+++ Source records

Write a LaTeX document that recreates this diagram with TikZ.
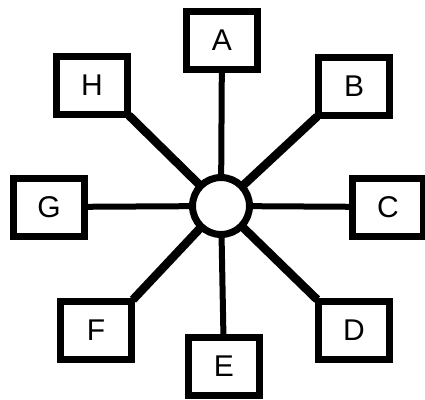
\documentclass[tikz,border=0pt]{standalone}
\usepackage{fontspec}
\setmainfont{Liberation Sans}
\usetikzlibrary{backgrounds}
\tikzset{
  hub/.style  ={circle,draw,fill=white,line width=7pt,
                minimum size=57pt,inner sep=0pt},
  leaf/.style ={draw,fill=white,line width=7pt,minimum width=71pt,
                minimum height=58pt,inner sep=0pt,
                font=\fontsize{30}{30}\selectfont},
  spoke/.style={line width=6pt},
  diag/.style ={line width=8.5pt,shorten >=-3pt},
}

\begin{document}
\begin{tikzpicture}[x=1pt,y=-1pt]
\useasboundingbox (0,0) rectangle (425,399);
\node[hub] (O) at (221,206) {};
\node[leaf] (A) at (222,40) {A};
\node[leaf] (B) at (354,86) {B};
\node[leaf] (C) at (388,207) {C};
\node[leaf] (D) at (354,330) {D};
\node[leaf] (E) at (224,366) {E};
\node[leaf] (F) at (96,330) {F};
\node[leaf] (G) at (49,207) {G};
\node[leaf] (H) at (92,85) {H};
\begin{scope}[on background layer]
\draw[spoke] (O.center) -- (A.center); \draw[spoke] (O.center) -- (E.center);
\draw[spoke] (O.center) -- (C.center); \draw[spoke] (O.center) -- (G.center);
\draw[diag] (O.center) -- (B.south west); \draw[diag] (O.center) -- (D.north west);
\draw[diag] (O.center) -- (F.north east); \draw[diag] (O.center) -- (H.south east);
\end{scope}
\end{tikzpicture}
\end{document}
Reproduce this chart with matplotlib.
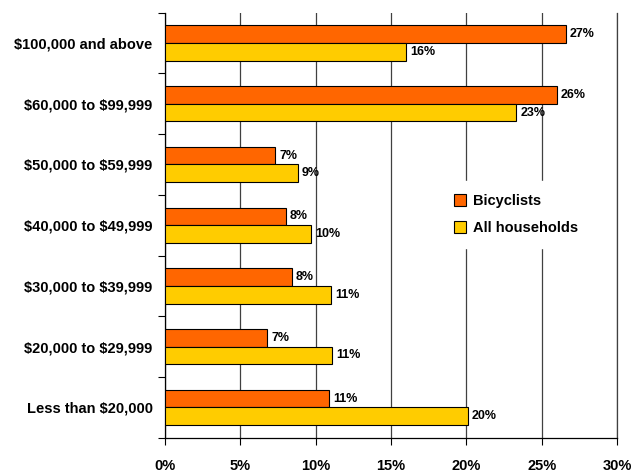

++++++

§ Written problem
Return all of the entries word for word, but omit the pictures.

§ Written answer
Write a LaTeX document that recreates this diagram with TikZ.
\documentclass[tikz,border=0pt]{standalone}
\usepackage{fontspec}
\setmainfont{Liberation Sans}
\usetikzlibrary{backgrounds}
\tikzset{
  hub/.style  ={circle,draw,fill=white,line width=7pt,
                minimum size=57pt,inner sep=0pt},
  leaf/.style ={draw,fill=white,line width=7pt,minimum width=71pt,
                minimum height=58pt,inner sep=0pt,
                font=\fontsize{30}{30}\selectfont},
  spoke/.style={line width=6pt},
  diag/.style ={line width=8.5pt,shorten >=-3pt},
}

\begin{document}
\begin{tikzpicture}[x=1pt,y=-1pt]
\useasboundingbox (0,0) rectangle (425,399);
\node[hub] (O) at (221,206) {};
\node[leaf] (A) at (222,40) {A};
\node[leaf] (B) at (354,86) {B};
\node[leaf] (C) at (388,207) {C};
\node[leaf] (D) at (354,330) {D};
\node[leaf] (E) at (224,366) {E};
\node[leaf] (F) at (96,330) {F};
\node[leaf] (G) at (49,207) {G};
\node[leaf] (H) at (92,85) {H};
\begin{scope}[on background layer]
\draw[spoke] (O.center) -- (A.center); \draw[spoke] (O.center) -- (E.center);
\draw[spoke] (O.center) -- (C.center); \draw[spoke] (O.center) -- (G.center);
\draw[diag] (O.center) -- (B.south west); \draw[diag] (O.center) -- (D.north west);
\draw[diag] (O.center) -- (F.north east); \draw[diag] (O.center) -- (H.south east);
\end{scope}
\end{tikzpicture}
\end{document}
Reproduce this chart with matplotlib.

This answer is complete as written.